On my daily blog crawl today, I came across a post from The Champ of verysmartbrothas.com. This post, titled “Men Are From Easy, Women Are From Interesting,” was loosely centered around a couple having a disagreement but from it sprung the most eloquent way of understanding the way each gender thinks in relationships.
We [men] want life to be easy. Women want life to be interesting.
I read that line and stopped. I paused for a second before I reread it. I even said it aloud before it really sunk in as something rarely found online:
A sound piece of relationship knowledge.
I mean, take a second to really think about it. When it’s date night, women will spend hours pulling ourselves together just to look good while I’ve seen some of our male counterparts toss their best permanent press button-down in the dryer and go. We, as women, want things to be fun and exciting. We want to do stuff with our man; learn together, grow together and share experiences. Unfortunately, all too many times our vigor for new things can be headed off by our guy’s “let’s just chill,” mentality which totally extinguishes any spark we had going about the situation. With our egos deflated, this disconnect can be confusing and lead women down a spiral of over-thinking.
Hell, I’ll admit it:
I’m guilty of over-thinking in relationships. It happens to us all. It’s a pretty typical scene. I start thinking. Dealing with all the thoughts in my head gets frustrating, I get upset then the situation culminates in tears. Why? Because I’m a female with hormones, emotions and this little weird part of my brain exists that winds up imagining the worst possible scenario because my brain just.wont.stop.
There… I said it.
I’m fairly certain every woman has that kind of ridiculously irrational way of thinking from time to time so I don’t feel bad about saying it. Girl secret? I think not, men have known we’re a little zany for a while now.
I’ve known for a while that things just don’t turn out right when you want them to and I’ve proved to myself enough times in the past that getting upset doesn’t help. It’s just a natural reaction, but honestly it hurts worse than it helps. Thinking back, I can definitely attest to that. You know, I used to have an ex who whenever we used to argue he would repeat “chill” to me in a monotone voice over and over again. I never understood why he would do that, taking it as condescending instead of him actually trying to calm me down. At that time, that approach doesn’t work too well but I do applaud his effort to get me to shift my perspective to just calm the hell down. In the long run it worked because I’ve gotten better with the over-thinking. It takes a while to control the initial urge, but it’s possible. You can condition yourself to shake off those feelings of wanting to analyze and just be in the moment. If you can’t change something about someone, change your mind about it. Live in the now and enjoy the life you’re sharing together.

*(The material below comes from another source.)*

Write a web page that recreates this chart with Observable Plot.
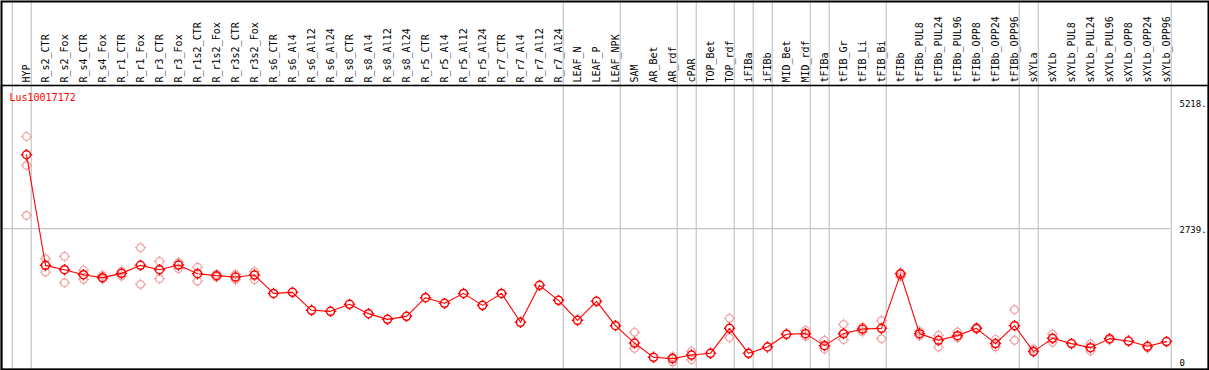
<!DOCTYPE html>
<html>
<head>
<meta charset="utf-8">
<script src="https://cdn.jsdelivr.net/npm/d3@7"></script>
<script src="https://cdn.jsdelivr.net/npm/@observablehq/plot@0.6"></script>
<style>
  html, body { margin: 0; padding: 0; background: #fff; }
  #chart svg { display: block; }
</style>
</head>
<body>
<div id="chart"></div>
<script>
const geneName = "Lus10017172";

const samples = [
  "HYP","R_s2_CTR","R_s2_Fox","R_s4_CTR","R_s4_Fox","R_r1_CTR","R_r1_Fox","R_r3_CTR","R_r3_Fox",
  "R_r1s2_CTR","R_r1s2_Fox","R_r3s2_CTR","R_r3s2_Fox","R_s6_CTR","R_s6_Al4","R_s6_Al12","R_s6_Al24",
  "R_s8_CTR","R_s8_Al4","R_s8_Al12","R_s8_Al24","R_r5_CTR","R_r5_Al4","R_r5_Al12","R_r5_Al24",
  "R_r7_CTR","R_r7_Al4","R_r7_Al12","R_r7_Al24","LEAF_N","LEAF_P","LEAF_NPK","SAM","AR_Bet","AR_rdf",
  "cPAR","TOP_Bet","TOP_rdf","iFIBa","iFIBb","MID_Bet","MID_rdf","tFIBa","tFIB_Gr","tFIB_Li","tFIB_Bi",
  "tFIBb","tFIBb_PUL8","tFIBb_PUL24","tFIBb_PUL96","tFIBb_OPP8","tFIBb_OPP24","tFIBb_OPP96",
  "sXYLa","sXYLb","sXYLb_PUL8","sXYLb_PUL24","sXYLb_PUL96","sXYLb_OPP8","sXYLb_OPP24","sXYLb_OPP96"
];

const means = [
  4188, 2021, 1936, 1838, 1780, 1864, 2021, 1936, 2027,
  1858, 1819, 1792, 1831, 1472, 1492, 1140, 1120,
  1257, 1075, 963, 1022, 1388, 1277, 1472, 1237,
  1472, 905, 1629, 1335, 944, 1316, 840, 499, 219, 194,
  264, 298, 787, 298, 421, 670, 683, 448, 683, 773, 787,
  1850, 683, 552, 644, 787, 488, 840,
  331, 591, 488, 409, 585, 538, 435, 527
];

const replicates = [
  [4546, 3979, 3000], [2152, 1890], [2197, 1682], [1929, 1747], [1825, 1760], [1909, 1811], [2367, 1649], [2099, 1760], [2079, 1956],
  [1987, 1713], [1844, 1792], [1844, 1741], [1897, 1741], [], [], [], [],
  [], [], [], [], [], [], [], [],
  [], [], [], [], [], [], [], [709, 396], [], [127, 230],
  [337, 174], [], [983, 605], [], [], [], [746, 630], [552, 382], [865, 566], [812, 722], [938, 585],
  [1877, 1799], [728, 644], [650, 421], [715, 605], [800, 775], [572, 421], [1153, 552],
  [382], [675, 513], [], [480, 343], [560], [], [400], []
];

// index of the last sample of each group (gray separators drawn after it)
const groupEnds = [-1, 0, 28, 31, 34, 35, 37, 38, 39, 41, 42, 45, 52, 53, 60];

const yTickValues = [5218, 2739];
const yTickLabels = ["5218.", "2739."];
const yZero = [0];
const gridValues = [2739];

const repRows = replicates.flatMap((vals, i) => vals.map(v => ({i, v})));
const meanRows = means.map((v, i) => ({i, v}));

const gear = {
  draw(ctx, size) {
    const r = Math.sqrt(size / Math.PI);
    const s = 1.7;
    ctx.moveTo(r, 0);
    ctx.arc(0, 0, r, 0, 2 * Math.PI);
    ctx.moveTo(0, -r); ctx.lineTo(0, -r - s);
    ctx.moveTo(0, r); ctx.lineTo(0, r + s);
    ctx.moveTo(-r, 0); ctx.lineTo(-r - s, 0);
    ctx.moveTo(r, 0); ctx.lineTo(r + s, 0);
  }
};

const chart = Plot.plot({
  width: 1209,
  height: 370,
  marginTop: 85,
  marginLeft: 1,
  marginRight: 1,
  marginBottom: 1,
  style: {fontFamily: "'DejaVu Sans Mono', monospace", fontSize: "9px", background: "#fff", color: "#000"},
  x: {type: "linear", domain: [0, samples.length - 1], range: [26, 1166], axis: null},
  y: {domain: [0, 5218], range: [368, 101.7], axis: null},
  marks: [
    Plot.ruleX(groupEnds, {x: d => d + 0.25, stroke: "#c4c4c4", strokeWidth: 1.2, insetTop: -85}),
    Plot.ruleY(gridValues, {y: d => d, stroke: "#c4c4c4", strokeWidth: 1.2, insetRight: 38}),
    Plot.frame({stroke: "#000", strokeWidth: 1.6}),
    Plot.frame({stroke: "#000", strokeWidth: 2, insetTop: -84}),
    Plot.dot(repRows, {x: "i", y: "v", r: 3.8, symbol: gear, stroke: "#f0a0a0", strokeWidth: 1.2}),
    Plot.line(meanRows, {x: "i", y: "v", stroke: "#ff0000", strokeWidth: 1.1}),
    Plot.dot(meanRows, {x: "i", y: "v", r: 4, symbol: gear, stroke: "#ff0000", strokeWidth: 1.5}),
    Plot.text(samples, {x: (d, i) => i, text: d => d, frameAnchor: "top", dy: -3, rotate: -90,
      textAnchor: "start", lineAnchor: "middle", fill: "#000", fontSize: 10}),
    Plot.text(yTickValues, {y: d => d, text: (d, i) => yTickLabels[i], frameAnchor: "right", dx: -29, dy: -2,
      textAnchor: "start", lineAnchor: "top", fill: "#000", fontSize: 9}),
    Plot.text(yZero, {y: d => d, text: d => String(d), frameAnchor: "right", dx: -29, dy: -3,
      textAnchor: "start", lineAnchor: "bottom", fill: "#000", fontSize: 9}),
    Plot.text([geneName], {text: d => d, frameAnchor: "top-left", dx: 8, dy: 12,
      textAnchor: "start", lineAnchor: "middle", fill: "#ff0000", fontSize: 10})
  ]
});

document.getElementById("chart").appendChild(chart);
</script>
</body>
</html>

So, while men may be from Easy Street and women dwell in the Land of All that is Interesting, realize that these lands aren’t that far apart. It is possible to meet in the middle, it just takes some communication and understanding from both parties. I have to admit my ex was right, sometimes though you have to just chill.
Thoughts on the Easy v. Interesting theory? Have there been times when you’ve gotten frustrated at the stasis in your relationship?